Though the impetus for the new contract has been to pay off old Medicaid debt to hospitals, much of the money will flow to transportation and clean water projects, as well as the state’s rainy day fund, which is used to cover budget shortfalls created by seesawing revenues.
The state will earn an estimated $451.5 million from the new contract between July of next year and June 2024, according to Gerry Reid, director of the Bureau of Alcoholic Beverages and Lottery Operations. That’s more than double what the state has earned since the current contract with Maine Beverage Co. was sold in 2004 for $125 million.
Because the current contract guarantees that the company can keep about 37 percent of gross revenues, Maine received approximately $8.7 million in revenue from the current contract in 2012 out of total liquor sales of more than $45 million.
In 2015, the first year under the new contract, Reid expects state government to garner more than $46 million. That sum is projected to increase to more than $66 million in 2024.
“The current contract has cost Maine hundreds of millions in lost revenues,” LePage said in a written statement. “These new contracts will allow the state of Maine to take back the significant revenue created by the spirits business and provide a better deal for Mainers.”
The first priority for the extra revenue will be paying down a $220 million bond sold last month to pay $183.5 million to Maine hospitals, which represents the state’s share of some $490 million in outstanding Medicaid debt. The rest of the revenue, according to the legislation enacted earlier this year, will flow to transportation and clean water projects, as well as the state’s rainy day fund.
The request for proposals is for two contracts, one for warehousing and distribution and the other for marketing.
Tim Poulin, deputy director of the Bureau of Alcoholic Beverages and Lottery Operations, said Friday that the intent of the two requests for proposals issued Thursday was to determine who will handle liquor distribution and marketing, respectively, and how much they’ll be paid.
“The RFP will establish a fee for services,” said Poulin. “We want [the bidders] to tell us how much it’s going to cost us to pay them to do it. They’re still doing all the work, but we’re going to run the business.”
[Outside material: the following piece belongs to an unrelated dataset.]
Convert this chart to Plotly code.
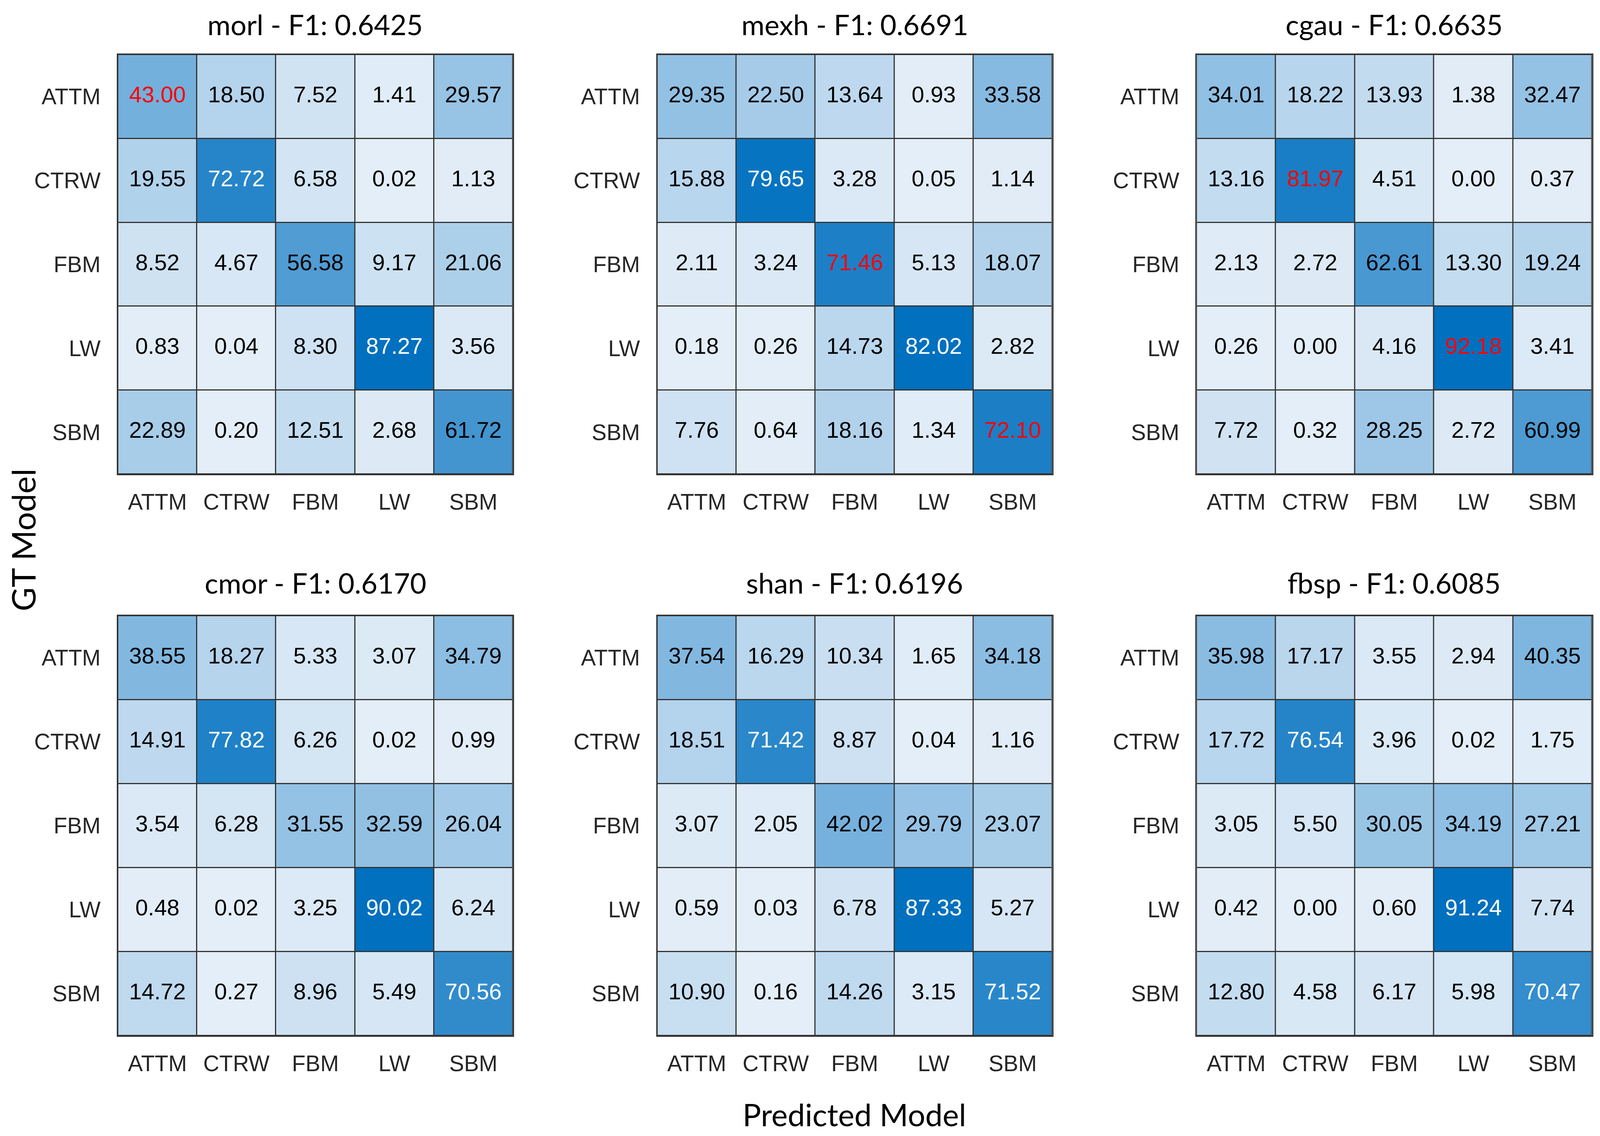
import plotly.graph_objects as go

# ---------------- data ----------------
classes = ["ATTM", "CTRW", "FBM", "LW", "SBM"]
wavelets = ["morl", "mexh", "cgau", "cmor", "shan", "fbsp"]
f1_scores = [0.6425, 0.6691, 0.6635, 0.6170, 0.6196, 0.6085]

cm_morl = [[43.00, 18.50, 7.52, 1.41, 29.57],
           [19.55, 72.72, 6.58, 0.02, 1.13],
           [8.52, 4.67, 56.58, 9.17, 21.06],
           [0.83, 0.04, 8.30, 87.27, 3.56],
           [22.89, 0.20, 12.51, 2.68, 61.72]]
cm_mexh = [[29.35, 22.50, 13.64, 0.93, 33.58],
           [15.88, 79.65, 3.28, 0.05, 1.14],
           [2.11, 3.24, 71.46, 5.13, 18.07],
           [0.18, 0.26, 14.73, 82.02, 2.82],
           [7.76, 0.64, 18.16, 1.34, 72.10]]
cm_cgau = [[34.01, 18.22, 13.93, 1.38, 32.47],
           [13.16, 81.97, 4.51, 0.00, 0.37],
           [2.13, 2.72, 62.61, 13.30, 19.24],
           [0.26, 0.00, 4.16, 92.18, 3.41],
           [7.72, 0.32, 28.25, 2.72, 60.99]]
cm_cmor = [[38.55, 18.27, 5.33, 3.07, 34.79],
           [14.91, 77.82, 6.26, 0.02, 0.99],
           [3.54, 6.28, 31.55, 32.59, 26.04],
           [0.48, 0.02, 3.25, 90.02, 6.24],
           [14.72, 0.27, 8.96, 5.49, 70.56]]
cm_shan = [[37.54, 16.29, 10.34, 1.65, 34.18],
           [18.51, 71.42, 8.87, 0.04, 1.16],
           [3.07, 2.05, 42.02, 29.79, 23.07],
           [0.59, 0.03, 6.78, 87.33, 5.27],
           [10.90, 0.16, 14.26, 3.15, 71.52]]
cm_fbsp = [[35.98, 17.17, 3.55, 2.94, 40.35],
           [17.72, 76.54, 3.96, 0.02, 1.75],
           [3.05, 5.50, 30.05, 34.19, 27.21],
           [0.42, 0.00, 0.60, 91.24, 7.74],
           [12.80, 4.58, 6.17, 5.98, 70.47]]
matrices = [cm_morl, cm_mexh, cm_cgau, cm_cmor, cm_shan, cm_fbsp]

# cells whose value is written in red (gt, predicted)
red_cells = {
    "morl": [("ATTM", "ATTM")],
    "mexh": [("FBM", "FBM"), ("SBM", "SBM")],
    "cgau": [("CTRW", "CTRW"), ("LW", "LW")],
}

# ---------------- layout ----------------
# The browser viewport is 4096 px wide, so the figure is laid out to fill it.
W, H = 4096, 2909
col_frac = [(0.0737, 0.3205), (0.4108, 0.6576), (0.7479, 0.9950)]
row_px = [(140, 1214), (1577, 2652)]
title_y_px = [62, 1492]

colorscale = [[0.0, "#e4eef8"], [1.0, "#0070bf"]]
tick_font = dict(family="Liberation Sans, Arial, sans-serif", size=57, color="#262626")
cell_font_family = "Liberation Sans, Arial, sans-serif"
title_family = "Lato, Noto Sans, sans-serif"

fig = go.Figure()
annotations = []

for i, (name, f1, cm) in enumerate(zip(wavelets, f1_scores, matrices)):
    r, c = divmod(i, 3)
    k = "" if i == 0 else str(i + 1)
    flat = [v for row in cm for v in row]
    zmin, zmax = min(flat), max(flat)

    fig.add_trace(go.Heatmap(
        z=cm, x=classes, y=classes, zmin=zmin, zmax=zmax,
        colorscale=colorscale, showscale=False, xgap=3, ygap=3,
        hoverinfo="skip", xaxis="x" + k, yaxis="y" + k))

    xs, ys, texts, colors = [], [], [], []
    reds = red_cells.get(name, [])
    for gi, gt in enumerate(classes):
        for pj, pr in enumerate(classes):
            v = cm[gi][pj]
            xs.append(pr)
            ys.append(gt)
            texts.append(f"{v:.2f}")
            if (gt, pr) in reds:
                colors.append("#ff0000")
            elif v / zmax > 0.75:
                colors.append("#ffffff")
            else:
                colors.append("#000000")
    fig.add_trace(go.Scatter(
        x=xs, y=ys, text=texts, mode="text",
        textfont=dict(family=cell_font_family, size=58, color=colors),
        textposition="middle center", hoverinfo="skip", showlegend=False,
        xaxis="x" + k, yaxis="y" + k))

    fx0, fx1 = col_frac[c]
    y0, y1 = row_px[r]
    axis_common = dict(showgrid=False, zeroline=False, showline=True, mirror=True,
                       linecolor="#333333", linewidth=3, tickfont=tick_font,
                       type="category", ticks="")
    fig.layout["xaxis" + k] = dict(axis_common, domain=[fx0, fx1],
                                   range=[-0.5, 4.5], anchor="y" + k,
                                   ticklabelstandoff=20)
    fig.layout["yaxis" + k] = dict(axis_common, domain=[1 - y1 / H, 1 - y0 / H],
                                   range=[4.5, -0.5], anchor="x" + k,
                                   ticklabelstandoff=30)

    annotations.append(dict(
        text=f"{name} - F1: {f1:.4f}", x=(fx0 + fx1) / 2, y=1 - title_y_px[r] / H,
        xref="paper", yref="paper", xanchor="center", yanchor="middle",
        showarrow=False, font=dict(family=title_family, size=72, color="#000000")))

annotations.append(dict(text="GT Model", x=0.0142, y=1 - 1383 / H, xref="paper", yref="paper",
                        xanchor="center", yanchor="middle", textangle=-90, showarrow=False,
                        font=dict(family=title_family, size=84, color="#000000")))
annotations.append(dict(text="Predicted Model", x=0.534, y=1 - 2853 / H, xref="paper",
                        yref="paper", xanchor="center", yanchor="middle", showarrow=False,
                        font=dict(family=title_family, size=79, color="#000000")))

fig.update_layout(width=W, height=H, margin=dict(l=0, r=0, t=0, b=0),
                  paper_bgcolor="#ffffff", plot_bgcolor="#333333",
                  showlegend=False, annotations=annotations)

post = ("document.body.style.margin='0';"
        "document.body.style.overflow='hidden';"
        "document.documentElement.style.overflow='hidden';")
fig.write_html("out.html", post_script=post, config={"displayModeBar": False})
The new contract won’t benefit only state government. Consumers and businesses stand to benefit because the contract includes provisions to reduce the price of liquor products in Maine while increasing profit margins for retailers.
Poulin said there are at least a handful of entities interested in bidding on the contract, including Maine Beverage Co., which holds the current contract, and companies called Dirigo Spirit Co. and All Maine Spirits. He said some beer distributors operating in Maine may also bid for the contracts, along with companies from outside the state.
Ford Reich, president of Dirigo Spirit Co., said in a written statement Thursday that his company intends to bid, ending what he called “a famously bad deal for the state of Maine” under the current contract.
“It is rare for a small state like ours to find such dramatic benefits and financial gains without making sacrifices or imposing new taxes,” he said. “This is going to be a large and long overdue windfall for Maine.”
Poulin and Reid said they couldn’t answer many specific questions about Thursday’s request for proposals from the BDN or anyone else because of fairness clauses in the open bid process, but an opportunity for questions is scheduled for 1 p.m. Oct. 16, at Augusta Civic Center.
Proposals are due by 2 p.m. Nov. 14. Poulin said he was unsure of a timeline for awarding the contract, though he said it would be well in advance of July 1, 2014, which is the target date for a new agreement to take effect.
Each bidder is required to pay a $500,000 deposit to the state just to apply. The unsuccessful bidders will be refunded.
If the winning bidder fails to implement the promised services on July 1, 2014, they will be charged $68,000 per day until the problems are solved. Poulin said those safeguards are designed to protect the flow of product to the more than 470 agency liquor stores in Maine and to weed out bidders who might not be capable of the work.
“Anyone can bid as long as they meet the requirements of the RFP,” said Poulin. “We’re looking for serious bidders only.”